I've been where you are now in searching for your mother. The only advice that I feel qualified to give is: be persistant. Your mother might be out there waiting, hoping that you will find a way to her, or she might have left behind something for you to treasure; whatever the outcome it's well worth all the effort you invest.

10:10 AM  
Blogger Cheryl said...

When I tell people I'm adopted the first thing they ask is if my brother is adopted too. My standard reply is "No, he's real." They laugh nervously.

I know what you mean about feeling like you don't belong sometimes. I have felt like that with my family a lot. I feel like they thought of me as a piece of clay they could mold into the daughter they wanted or should have had. They didn't let me be who I really was.
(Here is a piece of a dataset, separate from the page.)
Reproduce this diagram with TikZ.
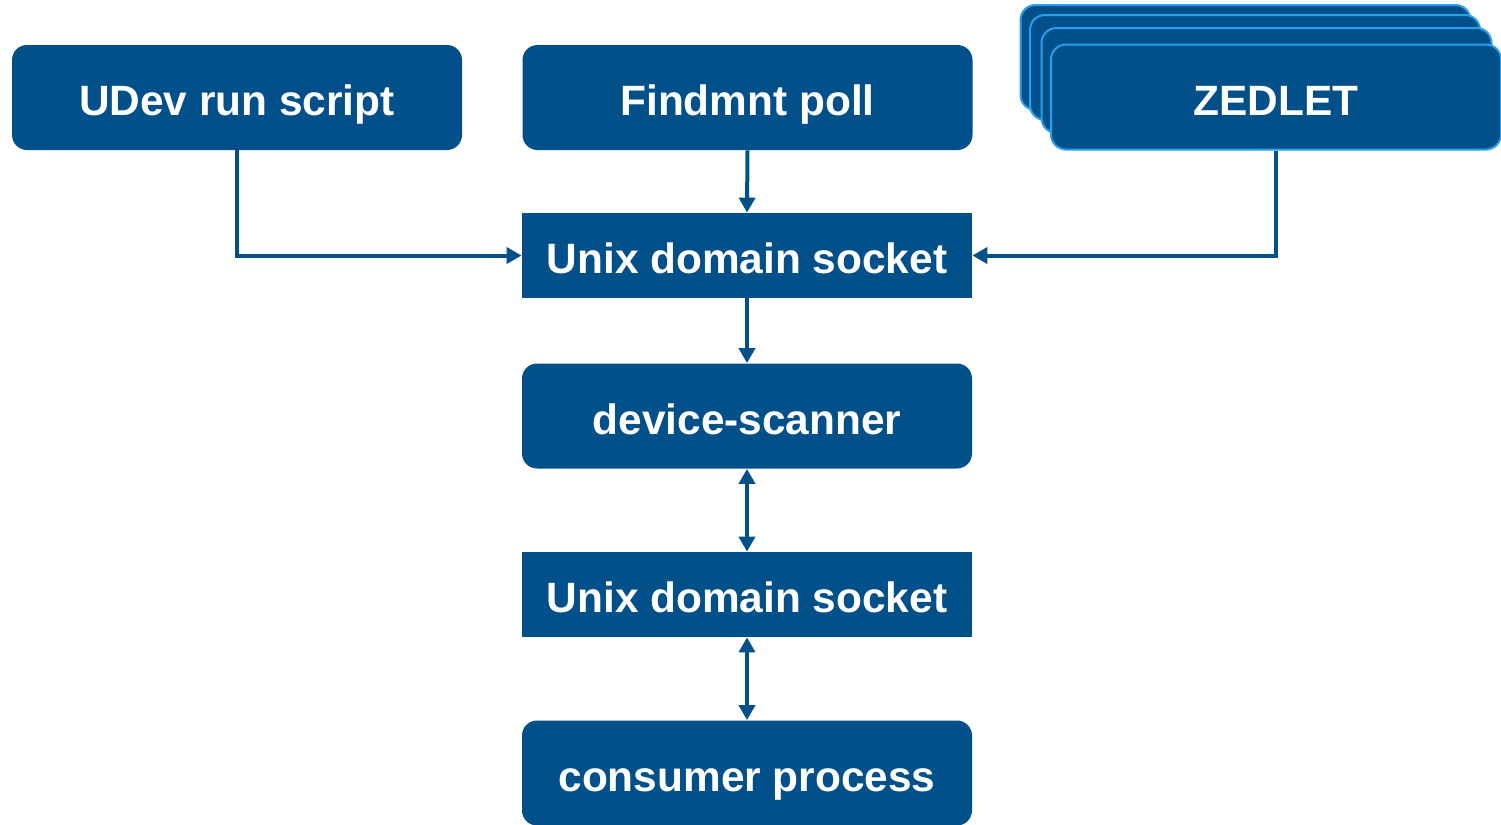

There has been a lot of distance between us for a few years, but we're starting to be more honest now and I think our relationship is beginning to heal and be more healthy. I know more about who I am now, not because I found my birth family yet, but because I was able to distance myself from the adoptive family and just figure it out.

I think about adopting siblings as well. I have a friend who has one bio-daughter and adopted two siblings as they were born to their un-wed parents a little over a year apart. I'm so glad for these little ones that they have each other for all the reasons you talked about. But I wonder if the bio-daughter will be the one to feel left out as they all grow older.